After years of acting in Australian film and theater, New Zealand-born Russell Crowe has recently gone big time with his work in the acclaimed film noir L.A. Confidential, the Academy Award-nominated tobacco-industry exposé, The Insider and now in Ridley Scott's highly anticipated Roman epic, Gladiator.

He's also got a rep for having an edgy personality and an ingratiating, wicked sense of humor. Most of all, though, people are recognizing Crowe as one of the most distinctive and versatile actors of his generation.

Between the Oscar nomination for The Insider and the action-star buzz around Gladiator, your life must have really changed in the last year. How has the success affected you?
It's funny, because you get accused of being arrogant by some people--because I seem to, in some people's view, expect success. The thing is, I've never actually expected success, but it doesn't surprise me when it comes, because I know how much work I put into what I do.

In order to complete the fantasy of my life--which is to work at the highest level in the art form I've chosen to work in--I've got to keep getting on planes. I'm the king of frequent-flier miles. I don't get to spend enough time with the people I love or in a place I love.

But look at the people I'm getting to work with, look at the experiences I'm having, look at the diversity of characters I'm playing.
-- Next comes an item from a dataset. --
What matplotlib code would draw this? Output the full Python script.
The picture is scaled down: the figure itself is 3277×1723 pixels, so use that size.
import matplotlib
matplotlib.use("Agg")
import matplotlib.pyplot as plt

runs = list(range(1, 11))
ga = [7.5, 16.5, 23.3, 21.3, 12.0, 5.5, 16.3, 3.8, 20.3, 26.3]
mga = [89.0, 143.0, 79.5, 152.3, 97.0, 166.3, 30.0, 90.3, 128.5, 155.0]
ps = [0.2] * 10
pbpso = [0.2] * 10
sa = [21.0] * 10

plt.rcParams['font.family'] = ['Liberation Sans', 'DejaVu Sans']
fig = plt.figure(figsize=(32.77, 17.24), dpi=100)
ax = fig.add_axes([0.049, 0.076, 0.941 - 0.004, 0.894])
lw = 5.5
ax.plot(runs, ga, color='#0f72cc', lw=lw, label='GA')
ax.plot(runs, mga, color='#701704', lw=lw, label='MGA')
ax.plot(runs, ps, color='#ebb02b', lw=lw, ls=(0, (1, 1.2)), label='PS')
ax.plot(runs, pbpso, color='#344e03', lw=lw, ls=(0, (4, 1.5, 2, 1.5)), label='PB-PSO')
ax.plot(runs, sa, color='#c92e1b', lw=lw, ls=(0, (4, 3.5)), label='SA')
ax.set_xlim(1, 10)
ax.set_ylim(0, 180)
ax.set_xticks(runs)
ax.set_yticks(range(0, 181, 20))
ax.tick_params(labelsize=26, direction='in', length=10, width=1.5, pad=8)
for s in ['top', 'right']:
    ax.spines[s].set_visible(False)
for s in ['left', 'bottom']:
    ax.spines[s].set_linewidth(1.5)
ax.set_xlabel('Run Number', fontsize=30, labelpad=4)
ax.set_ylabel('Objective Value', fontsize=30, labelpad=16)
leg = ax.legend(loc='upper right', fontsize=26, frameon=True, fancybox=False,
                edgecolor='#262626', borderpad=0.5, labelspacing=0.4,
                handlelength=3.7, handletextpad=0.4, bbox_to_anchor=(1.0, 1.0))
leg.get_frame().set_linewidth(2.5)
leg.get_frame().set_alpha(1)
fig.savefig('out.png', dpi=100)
So, I don't have any complaints.

Guess you just covered the "Are you really as difficult as people say?" question.
I only have that reputation because people say that. [Laughs.] Well, it must be true. Man, I'm an intense bastard when I'm doing my job. I don't fuck around.

But your Gladiator costars say you were Mr. Fun on Malta, always throwing parties, organizing sailing excursions. What gives?
I think somebody's got to be a cruise director on a movie, and for whatever reason, it usually comes down to me. Human beings need a balance, mate, y'know? Sometimes, a crew perhaps needs a hat or a T-shirt or a little party to know people are thinking of them.
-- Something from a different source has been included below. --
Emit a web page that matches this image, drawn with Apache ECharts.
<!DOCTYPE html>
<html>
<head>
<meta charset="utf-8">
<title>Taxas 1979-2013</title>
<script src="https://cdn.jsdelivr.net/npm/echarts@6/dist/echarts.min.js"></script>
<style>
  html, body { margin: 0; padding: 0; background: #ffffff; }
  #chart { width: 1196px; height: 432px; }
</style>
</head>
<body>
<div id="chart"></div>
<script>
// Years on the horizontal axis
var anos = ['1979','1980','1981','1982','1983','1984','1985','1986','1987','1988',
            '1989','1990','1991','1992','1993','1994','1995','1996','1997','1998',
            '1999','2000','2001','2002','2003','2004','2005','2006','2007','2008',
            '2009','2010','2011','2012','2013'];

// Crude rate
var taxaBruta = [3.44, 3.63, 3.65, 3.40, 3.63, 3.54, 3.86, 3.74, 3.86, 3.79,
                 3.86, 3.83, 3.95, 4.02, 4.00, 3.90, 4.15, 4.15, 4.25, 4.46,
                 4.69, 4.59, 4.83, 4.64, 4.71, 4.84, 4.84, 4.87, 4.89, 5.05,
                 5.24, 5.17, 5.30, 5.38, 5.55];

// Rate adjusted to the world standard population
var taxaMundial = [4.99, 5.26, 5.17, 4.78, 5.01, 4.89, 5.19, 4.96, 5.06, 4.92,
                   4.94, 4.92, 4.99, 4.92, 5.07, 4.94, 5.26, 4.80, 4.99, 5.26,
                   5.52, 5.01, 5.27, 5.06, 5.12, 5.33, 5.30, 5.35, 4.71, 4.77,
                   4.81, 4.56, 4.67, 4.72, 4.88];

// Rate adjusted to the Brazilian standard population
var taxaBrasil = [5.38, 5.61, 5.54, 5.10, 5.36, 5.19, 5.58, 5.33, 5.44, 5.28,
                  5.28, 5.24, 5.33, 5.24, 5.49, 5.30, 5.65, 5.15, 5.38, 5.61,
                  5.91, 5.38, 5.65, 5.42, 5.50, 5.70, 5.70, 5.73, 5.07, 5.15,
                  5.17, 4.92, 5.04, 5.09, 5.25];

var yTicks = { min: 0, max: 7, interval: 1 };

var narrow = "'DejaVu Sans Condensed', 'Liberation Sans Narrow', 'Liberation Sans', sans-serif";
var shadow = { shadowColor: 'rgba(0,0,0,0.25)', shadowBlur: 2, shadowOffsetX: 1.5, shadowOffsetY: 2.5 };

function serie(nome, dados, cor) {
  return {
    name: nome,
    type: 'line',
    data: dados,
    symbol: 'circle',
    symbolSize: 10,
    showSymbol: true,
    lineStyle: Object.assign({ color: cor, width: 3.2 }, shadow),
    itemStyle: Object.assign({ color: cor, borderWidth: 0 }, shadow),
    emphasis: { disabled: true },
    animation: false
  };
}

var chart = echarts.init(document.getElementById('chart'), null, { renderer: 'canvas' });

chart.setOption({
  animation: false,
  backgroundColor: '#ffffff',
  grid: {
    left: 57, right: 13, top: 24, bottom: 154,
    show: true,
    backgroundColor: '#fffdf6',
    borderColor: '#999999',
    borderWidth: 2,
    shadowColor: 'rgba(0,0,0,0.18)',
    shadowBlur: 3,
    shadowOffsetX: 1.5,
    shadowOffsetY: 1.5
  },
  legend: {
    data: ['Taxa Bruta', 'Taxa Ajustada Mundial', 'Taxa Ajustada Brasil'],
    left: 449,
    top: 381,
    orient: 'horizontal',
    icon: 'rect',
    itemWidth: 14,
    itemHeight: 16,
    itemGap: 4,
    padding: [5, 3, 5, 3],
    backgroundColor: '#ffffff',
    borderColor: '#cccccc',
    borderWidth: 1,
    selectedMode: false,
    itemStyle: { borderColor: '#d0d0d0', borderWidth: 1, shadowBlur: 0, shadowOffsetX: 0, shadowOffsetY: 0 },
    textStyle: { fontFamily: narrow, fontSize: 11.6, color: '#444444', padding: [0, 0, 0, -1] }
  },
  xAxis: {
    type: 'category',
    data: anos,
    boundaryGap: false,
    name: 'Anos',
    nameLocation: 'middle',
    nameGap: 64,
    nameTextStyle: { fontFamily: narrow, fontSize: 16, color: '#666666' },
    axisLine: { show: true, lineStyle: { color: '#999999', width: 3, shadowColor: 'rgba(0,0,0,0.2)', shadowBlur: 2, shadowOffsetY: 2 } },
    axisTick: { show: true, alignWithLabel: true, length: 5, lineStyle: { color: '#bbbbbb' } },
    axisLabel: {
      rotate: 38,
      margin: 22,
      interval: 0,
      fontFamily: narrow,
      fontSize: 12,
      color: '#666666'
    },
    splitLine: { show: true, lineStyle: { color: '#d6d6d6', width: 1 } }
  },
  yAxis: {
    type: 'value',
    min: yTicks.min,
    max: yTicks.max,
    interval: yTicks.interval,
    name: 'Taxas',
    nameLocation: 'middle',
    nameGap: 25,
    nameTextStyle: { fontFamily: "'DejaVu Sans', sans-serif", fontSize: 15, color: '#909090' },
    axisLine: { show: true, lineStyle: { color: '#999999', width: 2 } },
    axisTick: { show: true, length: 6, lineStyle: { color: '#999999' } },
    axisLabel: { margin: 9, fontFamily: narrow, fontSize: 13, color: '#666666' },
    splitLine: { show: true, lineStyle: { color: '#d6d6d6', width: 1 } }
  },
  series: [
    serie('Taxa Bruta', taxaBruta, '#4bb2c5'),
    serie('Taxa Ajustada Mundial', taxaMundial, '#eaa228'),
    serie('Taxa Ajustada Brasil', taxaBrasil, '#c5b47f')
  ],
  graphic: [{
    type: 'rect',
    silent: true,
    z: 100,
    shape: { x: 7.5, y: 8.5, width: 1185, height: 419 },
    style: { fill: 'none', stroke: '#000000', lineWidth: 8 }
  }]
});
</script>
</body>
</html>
Is there a particular moment during the making of Gladiator that stands out in your mind?
When you walk into the Coliseum, and there's 5,000 extras chanting, "Maximus! Maximus!" it's theater on a grand scale. It absolutely helps you get into the moment.

And how was it working with tigers?
Pretty damn cool, man, although they did tend to slack off.

You are a man of extremes. Just look at how you changed from an overweight, middle-aged scientist to a buff Roman supersoldier during the gap between these two movies.
Gladiatorcame right after The Insider, so I had a five-and-a-half-month period there where I had to get rid of Jeffrey Wigand and become Maximus. I peaked out at 238 pounds in the last eight days of shooting The Insider.